Fields and Peterson called on investors to start thinking about how to set up such tools, which should be a “benefit for investors to understand what problems are as early as possible and address them and learn from them so they are not repeated in future investments,” Fields said. An accountability framework can also help investors “co-create projects with communities” instead of imposing them from a distance, she added.
The current accountability gap in the impact investing space also creates the opportunity for investors to innovate and develop new mechanisms, Fields told Devex. She also said each investor does not need its own tool, but instead hopes the sector will move to create one that could be run independently, cheaply, and efficiently and can be used as a collective resource shared across the field to prevent repeating mistakes, she said.
Failing to implement these accountability tools could result in “devastating reputation risks” and threaten the progress of the burgeoning impact investment field, she warned.
“Now is the time for leaders in the field to get ahead of this accountability gap and provide investors with the tools needed to manage high-risk projects and achieve both the impact and financial results they seek,” she added.
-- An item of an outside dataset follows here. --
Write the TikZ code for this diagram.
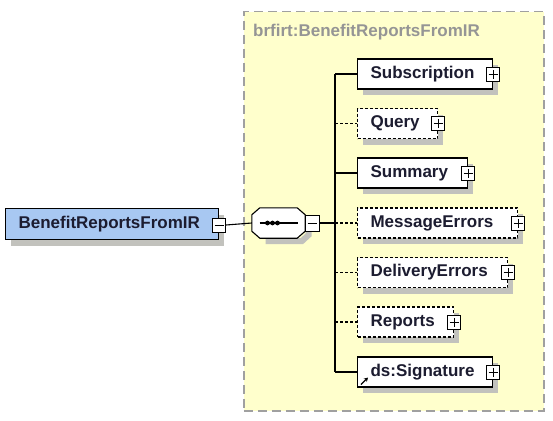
\documentclass[tikz,border=0pt]{standalone}
\usepackage{fontspec}
\setmainfont{Liberation Sans}
\usetikzlibrary{arrows.meta}
\definecolor{grpfill}{HTML}{FFFFCC}
\definecolor{grpline}{HTML}{A0A0A0}
\definecolor{grptext}{HTML}{959595}
\definecolor{mainfill}{HTML}{A8C8F2}
\definecolor{txt}{HTML}{1C1C30}
\definecolor{shd}{rgb}{0.76,0.76,0.74}
\tikzset{
  elem/.style={draw=black, line width=1.1pt, fill=white, minimum height=30pt,
    inner xsep=0pt, inner ysep=0pt, align=left, anchor=west,
    font=\fontsize{17}{20}\selectfont\bfseries, text=txt},
  opt/.style={dash pattern=on 3pt off 2pt},
  pm/.style={draw=black, line width=1pt, fill=white, minimum width=13pt,
    minimum height=14pt, inner sep=0pt},
  plusbox/.style={pm, path picture={
    \draw[line width=1pt] ([xshift=-4.5pt]path picture bounding box.center) -- ([xshift=4.5pt]path picture bounding box.center);
    \draw[line width=1pt] ([yshift=-4.5pt]path picture bounding box.center) -- ([yshift=4.5pt]path picture bounding box.center);}},
  minusbox/.style={pm, path picture={
    \draw[line width=1pt] ([xshift=-4.5pt]path picture bounding box.center) -- ([xshift=4.5pt]path picture bounding box.center);}},
  seqnode/.style={rectangle, draw=none, minimum width=53pt, minimum height=30pt, inner sep=0pt},
  grpbox/.style={draw=grpline, fill=grpfill, line width=1.5pt, dash pattern=on 9pt off 5pt,
    anchor=north west, inner sep=0pt},
  conn/.style={line width=1.1pt},
  dropsh/.style={draw=shd, line width=6pt, line cap=butt, line join=miter},
}
\begin{document}
\begin{tikzpicture}[x=1pt,y=-1pt]
\fill[white] (0,0) rectangle (553,420);
\useasboundingbox (0,0) rectangle (553,420);
% group container
\node[grpbox, minimum width=300pt, minimum height=399pt] (grp) at (243,11) {};
\node[anchor=west, inner sep=0pt, text=grptext, font=\fontsize{17}{20}\selectfont\bfseries] (grplabel) at (253,32) {brfirt:BenefitReportsFromIR};
% shadows (strips 6 wide along the lower and right sides)
\draw[dropsh] (11,242.5) -- (221,242.5) -- (221,214.5);
\draw[dropsh] (265.5,241) -- (302,241) -- (308.5,235) -- (308.5,221);
\foreach \yy/\ww in {74/135,123.5/80,173/110,223/160,272.5/150,322/96,372/135}
  \draw[dropsh] (363,\yy+18) -- (360+\ww,\yy+18) -- (360+\ww,\yy-9);
% main element
\node[elem, fill=mainfill, text width=213pt, minimum height=31pt] (main) at (5,224) {\hspace*{13pt}BenefitReportsFromIR};
\node[minusbox] (mm) at (219,225) {};
% sequence compositor
\node[seqnode] (seq) at (278.5,223) {};
\draw[line width=1.1pt, fill=white]
  ([xshift=8pt]seq.north west) -- ([xshift=-8pt]seq.north east) -- ([yshift=-7pt]seq.north east)
  -- ([yshift=7pt]seq.south east) -- ([xshift=-8pt]seq.south east) -- ([xshift=8pt]seq.south west)
  -- ([yshift=7pt]seq.south west) -- ([yshift=-7pt]seq.north west) -- cycle;
\draw[line width=1.1pt] ([xshift=-19pt]seq.center) -- ([xshift=19pt]seq.center);
\foreach \dx in {-11,-6,-1} \fill ([xshift=\dx pt]seq.center) circle (2.4pt);
\node[minusbox, anchor=west, minimum height=16pt, minimum width=14pt] (sm) at ([xshift=-0.5pt]seq.east) {};
\coordinate (bus) at (335,223);
% children
\node[elem, text width=135pt] (c1) at (357,74) {\hspace*{13pt}Subscription};
\node[elem, opt, text width=80pt] (c2) at (357,123.5) {\hspace*{13pt}Query};
\node[elem, text width=110pt] (c3) at (357,173) {\hspace*{13pt}Summary};
\node[elem, opt, text width=160pt] (c4) at (357,223) {\hspace*{13pt}MessageErrors};
\node[elem, opt, text width=150pt] (c5) at (357,272.5) {\hspace*{13pt}DeliveryErrors};
\node[elem, opt, text width=96pt] (c6) at (357,322) {\hspace*{13pt}Reports};
\node[elem, text width=135pt] (c7) at (357,372) {\hspace*{13pt}ds:Signature};
% plus boxes
\foreach \i in {1,...,7} \node[plusbox] (p\i) at (c\i.east) {};
% connectors
\draw[conn] (mm.east) -- (seq.west);
\draw[conn] (sm.east) -- (bus);
\draw[conn] (c1.west -| bus) -- (c7.west -| bus);
\draw[conn] (c1.west -| bus) -- (c1.west);
\draw[conn, opt] (c2.west -| bus) -- (c2.west);
\draw[conn] (c3.west -| bus) -- (c3.west);
\draw[conn, opt] (c4.west -| bus) -- (c4.west);
\draw[conn, opt] (c5.west -| bus) -- (c5.west);
\draw[conn, opt] (c6.west -| bus) -- (c6.west);
\draw[conn] (c7.west -| bus) -- (c7.west);
% reference link icon
\coordinate (lk) at ([xshift=4pt,yshift=3pt]c7.south west);
\draw[line width=1.3pt, -{Stealth[length=4pt,width=4.5pt]}] (lk) -- ++(7,-7);
\end{tikzpicture}
\end{document}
The disastrous project in Liberia to finance Buchanan Renewables — a biofuel plant that was funded by OPIC and with impact investment from McCall MacBain Foundation — serves as a “cautionary tale” for investors, according to Fields. The project was investigated by OPIC’s compliance ombudsman after complaints from Liberian communities about a slew of alleged human and labor rights abuses, as well as negative environmental and economic impacts associated with the plant’s operations.
The next step will be a convening at Stanford University in June to discuss the unintended consequences of impact investing, in the hopes of educating investors about existing development finance accountability frameworks and how they can be adapted to the impact investing sector.
Editor's note: Devex traveled to the Skoll World Forum with the support of the Skoll Foundation. Devex retains full editorial independence and responsibility for this content.